Should we be expecting drama on December 8th? OMG WILL NAJIB STEP DOWN?? 😯
Eh… answer to the first question is “Maybe”, and the second question is “Most likely no”. Sorry u#UndurNajibgaiz
As it stands, the official word from UMNO is that things will run smoother than an a baby’s bottom on a slab of butter coated in WD-40, with Cheras division head Syed Ali Alhabshee saying that rumors of leaders being insulted were spread by people who only wanted to see UMNO people fighting among themselves. Datuk Hishammuddin Hussein has also confirmed that there will be no move for a no-confidence vote against PM Najib. He added that of the 738 proposals, none touched on the subject. In fact, 132 of them actually endorsed Pm Najib’s leadership.
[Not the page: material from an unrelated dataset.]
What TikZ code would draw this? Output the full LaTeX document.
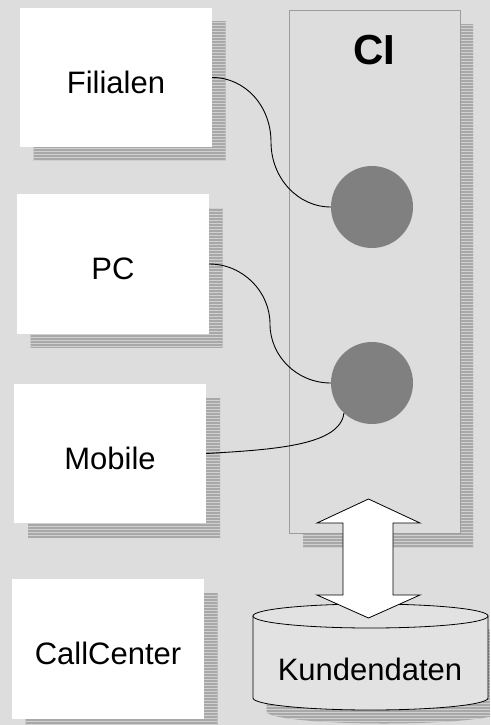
\documentclass[tikz,border=0pt]{standalone}
\usepackage{fontspec}
\setmainfont{Liberation Sans}
\definecolor{bgc}{HTML}{DDDDDD}
\definecolor{shd}{HTML}{A8A8A8}
\definecolor{shl}{HTML}{D0D0D0}
\definecolor{cigray}{HTML}{9C9C9C}
\definecolor{dotgray}{HTML}{808080}
\definecolor{cylc}{HTML}{E2E2E2}
\newcommand\hshadow[1]{%
  \begin{scope}
    \clip #1;
    \fill[shd] (0,0) rectangle (490,725);
    \foreach \yy in {1.5,4.5,...,724.5} \draw[shl,line width=0.8pt] (0,\yy) -- (490,\yy);
  \end{scope}}
\tikzset{
  whitebox/.style={fill=white, draw=none, rectangle, inner sep=0pt, minimum width=192pt, minimum height=139pt},
  lbl/.style={font=\fontsize{31}{37}\selectfont, inner sep=0pt, anchor=base},
  dot/.style={circle, fill=dotgray, draw=none, minimum size=82pt, inner sep=0pt},
  conn/.style={draw=black, line width=0.9pt},
}
\begin{document}
\begin{tikzpicture}[x=1pt,y=-1pt]
\useasboundingbox (0,0) rectangle (490,725);
\fill[bgc] (0,0) rectangle (490,725);
% shadows
\hshadow{(33.5,21.5) rectangle (225.5,160.5)}
\hshadow{(30.5,208) rectangle (222.5,347)}
\hshadow{(28,398) rectangle (220,537)}
\hshadow{(25.5,593) rectangle (217.5,733)}
\hshadow{(303,25) rectangle (473,547)}
\hshadow{(266.5,629.5) -- (266.5,711.5) .. controls (266.5,718.1) and (319.1,723.5) .. (384,723.5) .. controls (448.9,723.5) and (501.5,718.1) .. (501.5,711.5) -- (501.5,629.5) -- cycle}
% boxes
\node[whitebox] (fil) at (116,77.5) {};
\node[whitebox, minimum height=140pt] (pc) at (113,264) {};
\node[whitebox] (mob) at (110,453.5) {};
\node[whitebox, minimum height=140pt] (cc) at (108,649) {};
\node[lbl] (filt) at (116,93) {Filialen};
\node[lbl] (pct) at (113,279) {PC};
\node[lbl] (mobt) at (110,469) {Mobile};
\node[lbl] (cct) at (108,664) {CallCenter};
% CI
\node[draw=cigray, fill=bgc, line width=1pt, rectangle, inner sep=0pt, minimum width=171pt, minimum height=522pt] (ci) at (374.5,272) {};
\node[font=\fontsize{42}{48}\selectfont\bfseries, inner sep=0pt, anchor=base] (cit) at (374,65) {CI};
\node[dot] (c1) at (372,207) {};
\node[dot] (c2) at (372,383) {};
% connectors
\coordinate (m1) at (271,142);
\coordinate (m2) at (270,324);
\draw[conn] (fil.east) .. controls +(33,0) and +(0,-36) .. (m1) .. controls +(0,36) and +(-33,0) .. (c1.west);
\draw[conn] (pc.east) .. controls +(34,0) and +(0,-32) .. (m2) .. controls +(0,32) and +(-34,0) .. (c2.west);
\draw[conn] (mob.east) .. controls +(70,-4) and +(-4,32) .. (c2.-133);
% database cylinder
\coordinate (db) at (370.5,657);
\fill[cylc, draw=black, line width=0.8pt] (253,616) -- (253,698) .. controls (253,704.6) and (305.6,710) .. (370.5,710) .. controls (435.4,710) and (488,704.6) .. (488,698) -- (488,616) -- cycle;
\draw[fill=cylc, line width=0.8pt] (370.5,616) ellipse [x radius=117.5, y radius=12];
\node[lbl] (dbt) at (370,680) {Kundendaten};
% double arrow
\draw[fill=white, line width=0.8pt, line join=miter] (368.5,499) -- (420,523) -- (393,523) -- (393,595) -- (420,595) -- (368.5,618) -- (317,595) -- (343,595) -- (343,523) -- (317,523) -- cycle;
\end{tikzpicture}
\end{document}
Also, this won’t be the first time there has been a “civil war” brewing within UMNO – there was the infamous 1988 UMNO Constitutional Crisis saw Mahathir being directly challenged by Tengku Razaleigh; and as we’ll see in the next paragraph, any challenge to the country’s leader seems to result in more gags
than a BDSM convention than a TV sitcom.
The “civil war” in 1988 saw a mass arrest of people under the ISA and increased control over the media under Ops Lalang, where dissenters were weeded out and those who wanted to voice their opinions would probably have to think twice. If that sounds familar, it’s because we’ve been facing a spate of increased arrests for making the wrong statements of social media or attending rallies in 2015, with scary new laws being introduced.
Dr. M won his “civil war” by a very slim 43 votes, and his position was more secured than ever at the end of it. So if history repeats itself, unless something truly unexpected happens come December 8th, PM Najib’s position isn’t only safe, it’s also been strengthened for the foreseeable future.